In the early 1980s, the Midwest Buddhist Temple Taiko group helped start the Ho Daiko Group group at the Seabrook Buddhist Temple, the Soh Daiko Group at the New York Buddhist Church, and the Twin-Cities Taiko Group which changed their name to the Kogen Taiko Group, a part of the Twin-Cities Buddhist Association in Minnesota.

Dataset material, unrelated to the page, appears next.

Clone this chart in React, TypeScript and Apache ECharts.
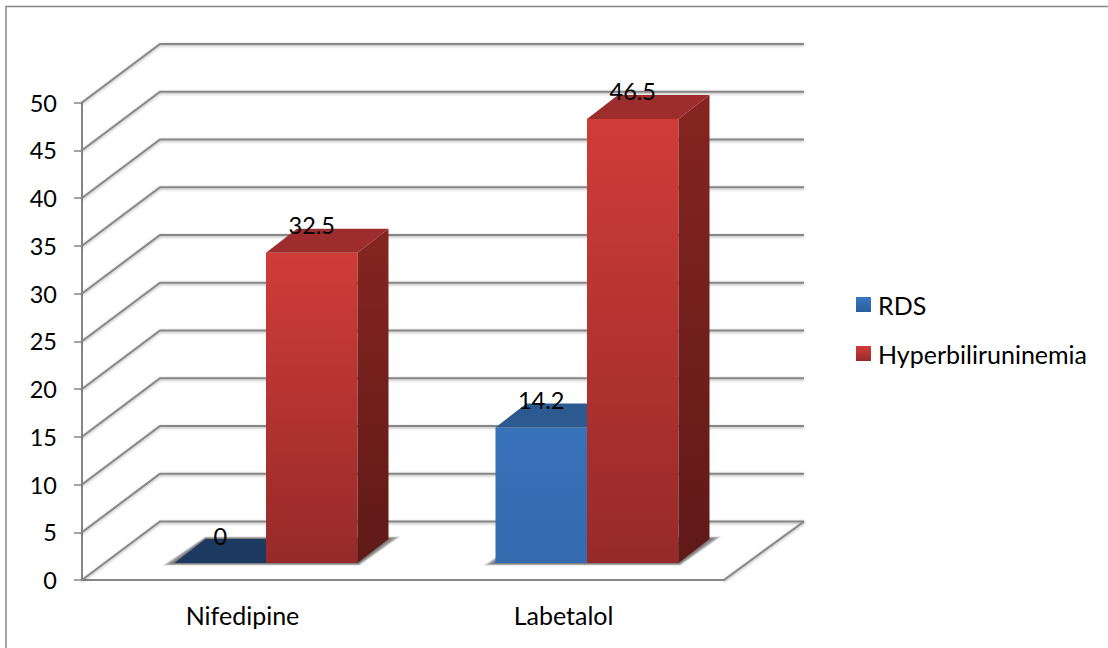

==Ginza Holiday Festival==
The Midwest Buddhist Temple Ginza Holiday Festival is a summertime festival that features classical dance, martial arts, folk dance, and taiko. Three taiko groups are the main attraction at the Ginza Festival, and the Festival is considered the primary cultural event for Midwest Buddhist Temple. The Midwest Buddhist Temple taiko group has been performing in the Ginza festival since the mid-1980s with one exception when Kinnara performed in place of Midwest. The Midwest Buddhist Temple taiko group is self-sustaining and uses admission revenue from the festival to support the organization

==Membership==
The Midwest Buddhist Temple Taiko group do not consider themselves to be a professional or semi-professional group. The group currently consists of fourteen adults between the ages of twenty and sixty. For the most part, only temple members are members of the taiko group; however, non-temple members and non-Japanese people may also play in the group. There is no audition process, and current members usually refer potential new members to the organization. New members attend practices during a one-year probation period. The group has also taken in members as young as the ages of thirteen and fourteen if they were siblings of existing players.

==Musical works==
The Midwest Buddhist Temple Taiko group composes their own original music as well as plays pieces from the taiko community. They have close relationships with other groups and willingly share pieces. No published compacts discs or digital video discs exist to date.